E além disso há a aparência física - Saleem, o Muco na Penca, o Sorve Ranho, o Cara de Mapa, o Pedaço de Lua, também Buda, o cão pisteiro, partilha com o autor um nariz proeminente, uma tonsura capilar precoce, umas pálpebras que não fecham e outras particularidades que não podem ser desvalorizadas ("cresci com as pernas irremediavelmente tortas, porque me pus de pé cedo de mais" (..) com "um ano, duas semanas e um dia" -  idade afinal normal para qualquer criança andar!?.)
E a futura mulher, que pacientemente escuta a sua febril narração, será afinal a Padma Lakshmi, sua quarta mulher desposada em 2004 (foto), de origem indiana e apresentadora dum reality show americano ("Top Chef")?

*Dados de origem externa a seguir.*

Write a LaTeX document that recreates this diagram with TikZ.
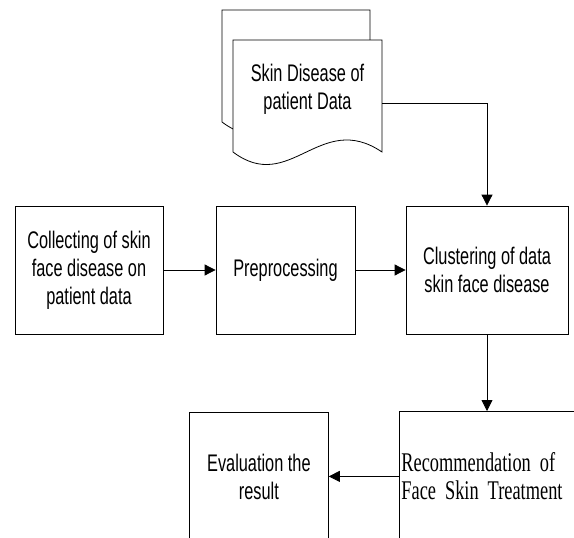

O ritmo da escrita é alucinante, com permanentes histórias laterais, apartes, devaneios. O estilo é feérico, excessivo, caleidescópico, diria mesmo ruminante, com a história a ser sucessivamente regurgitada e mastigada, sendo nisso fielmente indiano, país dos excessos - de cor, de desgraça, de cheiros, de imaginação.
Nenhum país incorpora tantas religiões e um panteão tão povoado e improvável. Deuses que têm mil representações, shivas de inúmeros membros e divindades de cabeça de elefante.
Saleem Sinai tem um filho, no preciso momento em que era declarado o estado de sítio e suspensa a democracia pela Viúva - Indira Gandhi (25 de Julho de 1972).   Filho que afinal não era seu, mas era neto dos seus pais e tinha orelhas de elefante - tal como Ganesh, com quem tinha em comum ser filho de um Shiva e de uma Pavarti.

Um país de imaginário ancestralmente pop e que continua a gerar gurus que atraem ciclicamente vedetas ocidentais (como um dos filhos do livro, Cirus transmutado em Khusro, que era "visitado por guitarristas americanos, que se sentavam aos seus pés e nenhum se tinha esquecido do livro de cheques"). Sendo uma narrativa comentada da Índia, o leitor que não for um bom conhecedor da sua história perde muitas das ironias, referências, interpretações (houve mesmo um primeiro ministro que bebia a sua urina? Os lideres comunistas retratados são reais ou delirados? a resolução da crise do Paquistão Oriental/Bangladesh, fez-se com festejos?).
Perpassa em todo o livro uma muito salutar capacidade de gozar consigo próprio e com o seu país ( "cada indiano tem uma versão da Índia! ).

Este livro tem demasiadas coisas lá dentro, muito excesso e muitas preciosidades!
Como todos os grandes livros é atual e aplica-se-nos - " No dia em que ao mesmo tempo, subiram os impostos e baixaram as isenções! É como quem vai à retrete - camisa para cima e calças para baixo! Este governo trata-nos como a uma retrete!" Aliás há mais referências a Portugal - uma Carmen Verandah de chapéu de frutas que não poderá ser outra que a nossa, do Marco, Carmen Miranda! - a inevitável Catarina de Bragança, que em 1660 levou de dote para Carlos II de Inglaterra, nada menos que Bombaim ( que derivará do português Bom Bahia )!
Das incontáveis histórias dentro da narrativa, retenho a do Fórum Radiofónico dos 581 garotos filhos da meia noite, que ocorre telepaticamente promovida pelos dons mediúnicos de Saleem na e que é uma antevisão profética e poética do Face Book.

Sendo necessário um ritmo de leitura pujante, para não nos atolarmos nas permanentes manobras de diversão, lê-se este delírio de uma personagem paranóica que interpreta o percurso histórico da Índia como decorrente da sua história pessoal, como se a História acontecesse toda em sua função, com o objetivo último de o tramar a si e aos 1001 filhos dessa meia noite de 15 de Agosto de 1947, em que a Índia se tornou um Estado Independente.

Estabelecendo uma conexão com um livro aqui comentado recentemente (A tia Júlia e o Escrevedor), este parece um fenomenal folhetim de Pedro Camacho, cujo sucesso tão apoteótico terá seguramente muito a ver com a importância social, económica e cultural da comunidade hindu no mundo anglosaxónico e com o tom de refinada auto-ironia, que preveniu a rejeição dos antigos colonos.